Chinatown – An area that on an evening is filled with stalls lining the streets with delicious food. We headed here on our first night in Bangkok and enjoyed some green curry, pad Thai and sweetcorn fritters. So good, but soooo sweaty. Be warned!
Channel 7 Stadium Muay Thai Boxing – Watching combat sports aren’t really my thing, I’d probably rather get involved than watch someone make someone else bleed and bruise. However our hostel let us into a secret that every Sunday for a TV programme a Muay Thai tournament takes place for people to view for free. We were told it kicked off at 2:30pm, but to get there for 12pm. We did as we were told, managed to find the stadium not too far from Chatuchak market and followed the crowds.

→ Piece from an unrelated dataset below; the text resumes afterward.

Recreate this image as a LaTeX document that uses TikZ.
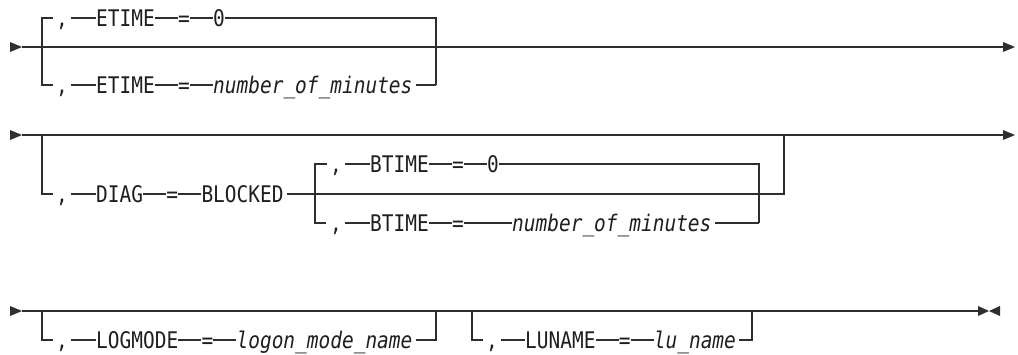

All ‘foreigners’ were seated squished together against one wall (unsure if this was for racial segregation or safety?), the rest of the stadium was filled with Thai people raising bets and cheering. The boxing was brutal, but the atmosphere was amazing, a real insight into Thai culture.
Ko Kret – Another island that helps you escape the city. Ko Kret is filled with pottery, temples and markets (which are fortunately mostly covered as it poured down on our visit to the island).

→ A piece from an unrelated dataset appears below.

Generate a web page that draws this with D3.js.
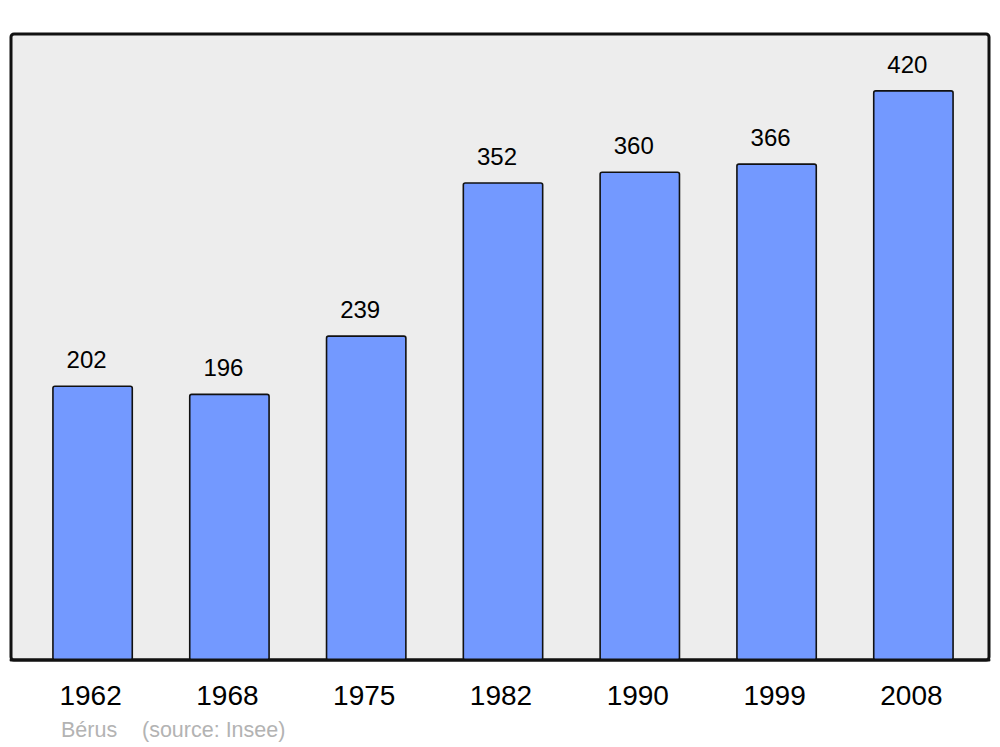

Jim Thompson’s House – A great way to spend a rainy afternoon, and let me tell you, there’s plenty in Bangkok. Jim Thompson was an American architect who fell in love with Bangkok during WW2, whilst in Thailand he revitalised the Thai silk industry and built an amazing house (that you get a guided tour around). There is a mystery though, in 1967 he disappeared in Malaysia, never to be found. Once you’ve toured the house you can check out the gift shop which is filled with exquisite silk clothes and scarves. If I wasn’t on a backpacker’s budget I’d of treated myself!
We had a wonderful time in Bangkok. It was a great introduction to what our life will be like in Thailand for the next few months. I can’t wait to explore more.
If you have any tips on Thailand, as always, comment below!
P.s Note Khao San Road does not make the list. Westerners munching on burgers and wearing elephant harem pants doesn’t really scream authentic Bangkok to me… more Leeds Festival circa 2013.